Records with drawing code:
↓↓↓

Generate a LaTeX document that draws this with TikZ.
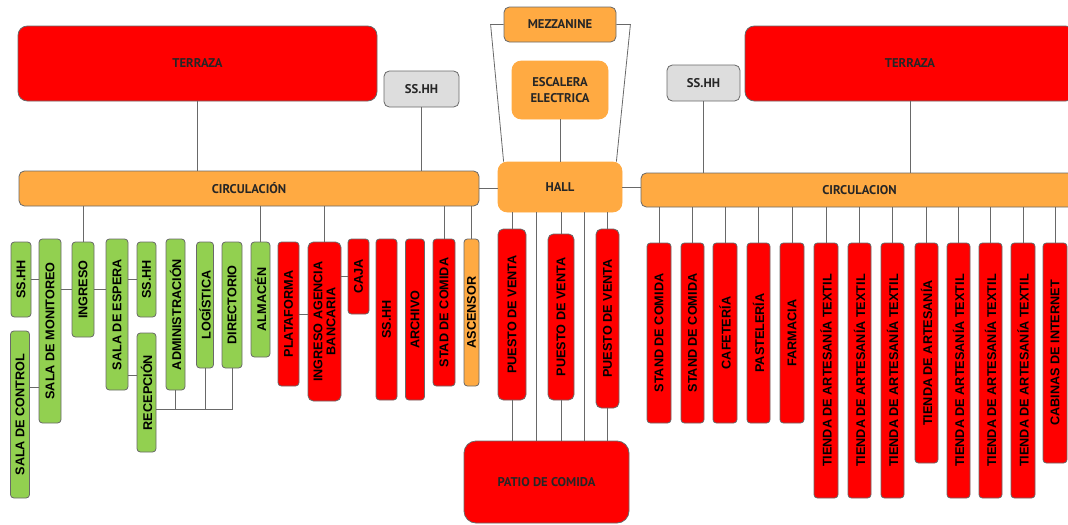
\documentclass[tikz,border=0pt]{standalone}
\usepackage{fontspec}
\usepackage{graphicx}
\setmainfont{Liberation Sans}
\newfontfamily\lblfont{PT Sans}
\definecolor{rojo}{RGB}{255,0,0}
\definecolor{naranja}{RGB}{255,170,66}
\definecolor{verde}{RGB}{146,208,80}
\definecolor{gris}{RGB}{221,221,221}
\definecolor{borde}{RGB}{105,105,105}
\newcommand{\vt}[1]{\rotatebox{90}{#1}}
\tikzset{
  sz/.style 2 args={minimum width=#1*.75pt,minimum height=#2*.75pt},
  sala/.style={draw=borde,line width=.6pt,inner sep=0pt,rounded corners=2.5pt,
    font=\fontsize{9.5}{11}\selectfont\bfseries},
  salaR/.style={sala,fill=rojo},
  salaV/.style={sala,fill=verde},
  salaN/.style={sala,fill=naranja},
  bloque/.style={draw=borde,line width=.6pt,inner sep=0pt,rounded corners=7pt,text=black!85,
    font=\lblfont\bfseries\fontsize{9.5}{12}\selectfont,align=center},
  link/.style={draw=borde,line width=.6pt}
}
\begin{document}
\begin{tikzpicture}[x=.75pt,y=-.75pt]
\useasboundingbox (0,0) rectangle (1068,525);
% bloques superiores
\node[bloque,fill=rojo,sz={359}{75}] at (197.5,63.5) (terrI) {TERRAZA};
\node[bloque,fill=gris,sz={75}{36},rounded corners=4pt] at (421.5,89) (sshI) {SS.HH};
\node[bloque,fill=naranja,sz={460}{35},rounded corners=4pt] at (249,188.5) (circI) {CIRCULACIÓN};
\node[bloque,fill=naranja,sz={112}{35},rounded corners=4pt] at (560,24.5) (mezz) {MEZZANINE};
\node[bloque,fill=naranja,draw=naranja,sz={96}{58}] at (560,90) (esc) {ESCALERA\\ELECTRICA};
\node[bloque,fill=naranja,draw=naranja,sz={124}{50}] at (560,187) (hall) {HALL};
\node[bloque,fill=naranja,sz={437}{34},rounded corners=4pt] at (859.5,190) (circD) {CIRCULACION};
\node[bloque,fill=gris,sz={73}{36},rounded corners=4pt] at (703.5,83) (sshD) {SS.HH};
\node[bloque,fill=rojo,sz={330}{75}] at (910,63.5) (terrD) {TERRAZA};
\draw[link] (terrI.south) -- (terrI.south |- circI.north);
\draw[link] (sshI.south) -- (sshI.south |- circI.north);
\draw[link] (sshD.south) -- (sshD.south |- circD.north);
\draw[link] (terrD.south) -- (terrD.south |- circD.north);
\draw[link] (circI.east) -- (circI.east -| hall.west);
\draw[link] (hall.east) -- (hall.east -| circD.west);
\draw[link] (esc.south) -- (hall.north);
\draw[link] (mezz.west) -- ++(-13,0) -- ([xshift=4.5pt]hall.north west);
\draw[link] (mezz.east) -- ++(14,0) -- ([xshift=-4.5pt]hall.north east);
% lado izquierdo
\node[salaV,sz={20}{75}] at (21,279.5) (sshA) {\vt{SS.HH}};
\node[salaV,sz={19}{167}] at (20,414.5) (ctrl) {\vt{SALA DE CONTROL}};
\node[salaV,sz={22}{184}] at (50,331) (moni) {\vt{SALA DE MONITOREO}};
\node[salaV,sz={22}{95}] at (83,289.5) (ingr) {\vt{INGRESO}};
\node[salaV,sz={22}{151}] at (117,314.5) (esp) {\vt{SALA DE ESPERA}};
\node[salaV,sz={19}{75}] at (146.5,279.5) (sshB) {\vt{SS.HH}};
\node[salaV,sz={19}{119}] at (146.5,392.5) (recep) {\vt{RECEPCIÓN}};
\node[salaV,sz={19}{151}] at (175.5,314.5) (admin) {\vt{ADMINISTRACIÓN}};
\node[salaV,sz={17}{126}] at (205,305) (logis) {\vt{LOGÍSTICA}};
\node[salaV,sz={20}{126}] at (232,305) (direc) {\vt{DIRECTORIO}};
\node[salaV,sz={19}{115}] at (260.5,299.5) (almac) {\vt{ALMACÉN}};
\node[salaR,sz={21}{144}] at (288.5,314) (plat) {\vt{PLATAFORMA}};
\node[salaR,sz={33}{159},rounded corners=4pt] at (324.5,321.5) (banca) {\vt{\shortstack{INGRESO AGENCIA\\BANCARIA}}};
\node[salaR,sz={21}{75}] at (358.5,276.5) (caja) {\vt{CAJA}};
\node[salaR,sz={21}{161}] at (386.5,319.5) (sshC) {\vt{SS.HH}};
\node[salaR,sz={19}{161}] at (415,319.5) (archi) {\vt{ARCHIVO}};
\node[salaR,sz={22}{147}] at (444,312.5) (stad) {\vt{STAD DE COMIDA}};
\node[salaN,sz={15}{147}] at (471.5,312.5) (ascen) {\vt{ASCENSOR}};
\draw[link] (ingr.north) -- (ingr.north |- circI.south);
\draw[link] (almac.north) -- (almac.north |- circI.south);
\draw[link] (banca.north) -- (banca.north |- circI.south);
\draw[link] (stad.north) -- (stad.north |- circI.south);
\draw[link] (ascen.north) -- (ascen.north |- circI.south);
\draw[link] (sshA.east) -- (sshA.east -| moni.west);
\draw[link] ([yshift=20.6pt]ctrl.east) -- ([yshift=20.6pt]ctrl.east -| moni.west);
\draw[link] (ingr.west) -- (ingr.west -| moni.east);
\draw[link] (ingr.east) -- (ingr.east -| esp.west);
\draw[link] (sshB.west) -- (sshB.west -| esp.east);
\draw[link] ([yshift=13.1pt]recep.west) -- ([yshift=13.1pt]recep.west -| esp.east);
\coordinate (bus) at ([yshift=-12.4pt]recep.east);
\draw[link] (bus) -| (direc.south);
\draw[link] (admin.south) -- (admin.south |- bus);
\draw[link] (logis.south) -- (logis.south |- bus);
\draw[link] (plat.east) -- (plat.east -| banca.west);
\draw[link] (caja.west) -- (caja.west -| banca.east);
% centro
\node[salaR,sz={28}{171},rounded corners=4pt] at (512,314.5) (pv1) {\vt{PUESTO DE VENTA}};
\node[salaR,sz={26}{166},rounded corners=4pt] at (561,317) (pv2) {\vt{PUESTO DE VENTA}};
\node[salaR,sz={23}{179},rounded corners=4pt] at (607.5,318.5) (pv3) {\vt{PUESTO DE VENTA}};
\node[bloque,fill=rojo,sz={165}{82},rounded corners=9pt] at (546.5,482) (patio) {PATIO DE COMIDA};
\draw[link] (pv1.north) -- (pv1.north |- hall.south); \draw[link] (pv1.south) -- (pv1.south |- patio.north);
\draw[link] (pv2.north) -- (pv2.north |- hall.south); \draw[link] (pv2.south) -- (pv2.south |- patio.north);
\draw[link] (pv3.north) -- (pv3.north |- hall.south); \draw[link] (pv3.south) -- (pv3.south |- patio.north);
\draw[link] ([xshift=-18pt]hall.south) -- ([xshift=-18pt]hall.south |- patio.north);
\draw[link] ([xshift=18pt]hall.south) -- ([xshift=18pt]hall.south |- patio.north);
% lado derecho
\node[salaR,sz={24}{180}] at (659,333) (stc1) {\vt{STAND DE COMIDA}};
\node[salaR,sz={23}{180}] at (692.5,333) (stc2) {\vt{STAND DE COMIDA}};
\node[salaR,sz={24}{180}] at (725,333) (cafe) {\vt{CAFETERÍA}};
\node[salaR,sz={23}{180}] at (758.5,333) (paste) {\vt{PASTELERÍA}};
\node[salaR,sz={24}{180}] at (792,333) (farma) {\vt{FARMACIA}};
\node[salaR,sz={24}{255}] at (826,370.5) (tex1) {\vt{TIENDA DE ARTESANÍA TEXTIL}};
\node[salaR,sz={23}{255}] at (859.5,370.5) (tex2) {\vt{TIENDA DE ARTESANÍA TEXTIL}};
\node[salaR,sz={23}{255}] at (892.5,370.5) (tex3) {\vt{TIENDA DE ARTESANÍA TEXTIL}};
\node[salaR,sz={23}{220}] at (926.5,353) (arte) {\vt{TIENDA DE ARTESANÍA}};
\node[salaR,sz={23}{255}] at (958.5,370.5) (tex4) {\vt{TIENDA DE ARTESANÍA TEXTIL}};
\node[salaR,sz={23}{255}] at (990.5,370.5) (tex5) {\vt{TIENDA DE ARTESANÍA TEXTIL}};
\node[salaR,sz={24}{255}] at (1023,370.5) (tex6) {\vt{TIENDA DE ARTESANÍA TEXTIL}};
\node[salaR,sz={24}{220}] at (1055,353) (cabin) {\vt{CABINAS DE INTERNET}};
\draw[link] (stc1.north) -- (stc1.north |- circD.south); \draw[link] (stc2.north) -- (stc2.north |- circD.south);
\draw[link] (cafe.north) -- (cafe.north |- circD.south); \draw[link] (paste.north) -- (paste.north |- circD.south);
\draw[link] (farma.north) -- (farma.north |- circD.south); \draw[link] (tex1.north) -- (tex1.north |- circD.south);
\draw[link] (tex2.north) -- (tex2.north |- circD.south); \draw[link] (tex3.north) -- (tex3.north |- circD.south);
\draw[link] (arte.north) -- (arte.north |- circD.south); \draw[link] (tex4.north) -- (tex4.north |- circD.south);
\draw[link] (tex5.north) -- (tex5.north |- circD.south); \draw[link] (tex6.north) -- (tex6.north |- circD.south);
\draw[link] (cabin.north) -- (cabin.north |- circD.south);
\end{tikzpicture}
\end{document}
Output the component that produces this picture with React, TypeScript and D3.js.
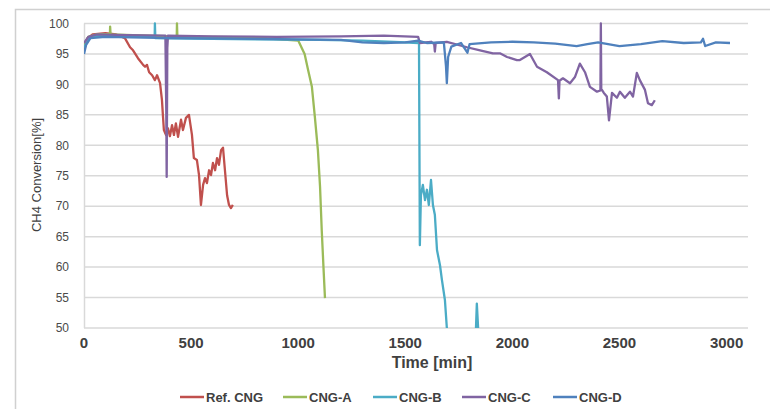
import React from "react";
import * as d3 from "d3";

// ---- data (time in min, CH4 conversion in %) ----
const refTime = [0, 15, 40, 100, 150, 191, 215, 229, 252, 276, 285, 294, 304, 318, 331, 341, 355, 364, 369, 373, 383, 392, 401, 411, 420, 429, 439, 453, 462, 476, 490, 504, 513, 527, 537, 546, 556, 565, 574, 584, 593, 602, 612, 621, 630, 640, 649, 658, 668, 677, 686, 695];
const refValue = [95.5, 97.5, 98.2, 98.4, 98.2, 97.6, 96.1, 95.6, 94.3, 93.2, 92.9, 93.2, 92.0, 91.5, 90.7, 91.5, 90.2, 87.4, 84.6, 82.5, 81.7, 82.8, 81.5, 83.3, 81.7, 83.6, 81.4, 84.2, 82.5, 84.5, 85.0, 81.7, 77.9, 77.6, 75.1, 70.2, 73.5, 74.6, 73.8, 75.9, 75.1, 77.1, 75.9, 77.9, 76.8, 79.2, 79.6, 75.9, 71.8, 70.2, 69.7, 70.2];

const aTime = [0, 20, 60, 121, 122, 124, 300, 433, 434, 436, 600, 800, 1000, 1030, 1046, 1064, 1078, 1092, 1102, 1110, 1118, 1125];
const aValue = [96.5, 97.8, 98.2, 98.3, 99.5, 98.2, 98.0, 97.9, 100, 97.8, 97.8, 97.7, 97.2, 95.0, 92.4, 89.6, 84.6, 79.2, 73.2, 66.0, 60.0, 54.9];

const bTime = [0, 25, 80, 200, 330, 331, 333, 500, 800, 1100, 1300, 1564, 1568, 1573, 1582, 1592, 1601, 1610, 1620, 1629, 1638, 1648, 1662, 1671, 1685, 1694, 1710, 1825, 1834, 1840, 1850];
const bValue = [96.0, 97.8, 98.0, 97.9, 97.8, 100, 97.6, 97.5, 97.4, 97.3, 97.2, 96.8, 63.6, 71.8, 73.5, 71.0, 72.7, 70.2, 74.3, 70.2, 68.6, 62.8, 60.3, 57.9, 54.6, 50.0, 45.0, 45.0, 54.0, 50.0, 45.0];

const cTime = [0, 20, 60, 200, 380, 384, 386, 389, 392, 600, 900, 1200, 1400, 1560, 1568, 1620, 1635, 1638, 1642, 1694, 1788, 1849, 1909, 1942, 1975, 2021, 2035, 2082, 2115, 2161, 2213, 2217, 2220, 2236, 2269, 2292, 2315, 2339, 2362, 2395, 2411, 2413, 2415, 2418, 2427, 2441, 2451, 2465, 2488, 2502, 2525, 2549, 2563, 2581, 2595, 2619, 2633, 2651, 2665];
const cValue = [96.8, 97.8, 98.2, 98.1, 98.0, 86.0, 74.8, 96.0, 98.0, 97.9, 97.8, 97.9, 98.0, 97.8, 96.8, 97.0, 96.6, 95.4, 96.8, 97.0, 96.1, 95.6, 95.1, 95.1, 94.5, 94.0, 94.0, 95.0, 92.9, 92.0, 90.7, 87.7, 90.6, 91.0, 90.2, 91.2, 93.4, 92.0, 89.6, 88.8, 89.0, 100, 89.2, 89.1, 88.6, 88.0, 84.1, 88.6, 87.8, 88.8, 87.8, 88.8, 88.0, 91.9, 90.7, 89.1, 86.9, 86.6, 87.4];

const dTime = [0, 10, 30, 100, 400, 700, 1000, 1200, 1300, 1400, 1500, 1560, 1600, 1680, 1690, 1694, 1700, 1715, 1760, 1790, 1800, 1900, 2000, 2100, 2200, 2300, 2350, 2400, 2500, 2600, 2700, 2800, 2880, 2890, 2900, 2950, 3016];
const dValue = [95.0, 96.5, 97.6, 97.8, 97.6, 97.5, 97.4, 97.3, 96.9, 96.8, 96.9, 97.2, 96.8, 96.9, 93.0, 90.2, 94.5, 96.2, 96.8, 95.2, 96.6, 96.9, 97.0, 96.9, 96.7, 96.3, 96.6, 96.9, 96.3, 96.6, 97.1, 96.8, 96.9, 97.5, 96.3, 96.9, 96.8];

const seriesNames = ["Ref. CNG", "CNG-A", "CNG-B", "CNG-C", "CNG-D"];
const seriesColors = ["#C0504D", "#9BBB59", "#4BACC6", "#8064A2", "#4F81BD"];
const seriesTimes = [refTime, aTime, bTime, cTime, dTime];
const seriesValues = [refValue, aValue, bValue, cValue, dValue];

const xTicks = [0, 500, 1000, 1500, 2000, 2500, 3000];
const yTicks = [50, 55, 60, 65, 70, 75, 80, 85, 90, 95, 100];

const W = 770;
const H = 409;

export default function App() {
  const x = d3.scaleLinear().domain([0, 3100]).range([84, 748]);
  const y = d3.scaleLinear().domain([50, 100]).range([328, 23.5]);
  const line = d3
    .line<[number, number]>()
    .x((d) => x(d[0]))
    .y((d) => y(d[1]));

  const legendX = [180, 283, 373, 462, 553];

  return (
    <svg
      width={W}
      height={H}
      style={{ position: "absolute", left: 0, top: 0, background: "#fff" }}
      fontFamily="'Liberation Sans', Arial, sans-serif"
    >
      <defs>
        <clipPath id="plotClip">
          <rect x={84} y={20} width={664} height={308} />
        </clipPath>
      </defs>
      <rect x={0} y={0} width={W} height={H} fill="#fff" />
      <rect x={15.5} y={9.5} width={800} height={450} fill="none" stroke="#d0d0d0" strokeWidth={1.5} />

      {/* gridlines */}
      {yTicks.map((t) => (
        <line key={t} x1={84} x2={748} y1={y(t)} y2={y(t)} stroke="#d9d9d9" strokeWidth={1.5} />
      ))}
      <line x1={84.5} x2={84.5} y1={y(100)} y2={y(50)} stroke="#d9d9d9" strokeWidth={1.5} />

      {/* y tick labels */}
      {yTicks.map((t) => (
        <text key={t} x={69} y={y(t)} dy="0.35em" textAnchor="end" fontSize={12} fill="#4a4a4a">
          {t}
        </text>
      ))}
      {/* x tick labels */}
      {xTicks.map((t) => (
        <text key={t} x={x(t)} y={348} textAnchor="middle" fontSize={15} fontWeight="bold" fill="#404040">
          {t}
        </text>
      ))}

      <text x={432} y={368} textAnchor="middle" fontSize={16} fontWeight="bold" fill="#404040">
        Time [min]
      </text>
      <text
        transform="translate(41,175) rotate(-90)"
        textAnchor="middle"
        fontSize={13}
        fill="#404040"
      >
        CH4 Conversion[%]
      </text>

      {/* series */}
      <g clipPath="url(#plotClip)">
        {seriesNames.map((name, i) => {
          const pts = seriesTimes[i].map((t, j) => [t, seriesValues[i][j]] as [number, number]);
          return (
            <path
              key={name}
              d={line(pts) || ""}
              fill="none"
              stroke={seriesColors[i]}
              strokeWidth={2.3}
              strokeLinejoin="round"
            />
          );
        })}
      </g>

      {/* legend */}
      {seriesNames.map((name, i) => (
        <g key={name}>
          <line x1={legendX[i]} x2={legendX[i] + 24} y1={397} y2={397} stroke={seriesColors[i]} strokeWidth={2.5} />
          <text x={legendX[i] + 26} y={397} dy="0.35em" fontSize={13} fontWeight="bold" fill="#404040">
            {name}
          </text>
        </g>
      ))}
    </svg>
  );
}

↑↑↑

→ EXERCISE OBJECTIVE:
Count up every line above that has the word "React" in it; answer with the number alone.

→ CORRECT OUTPUT:
2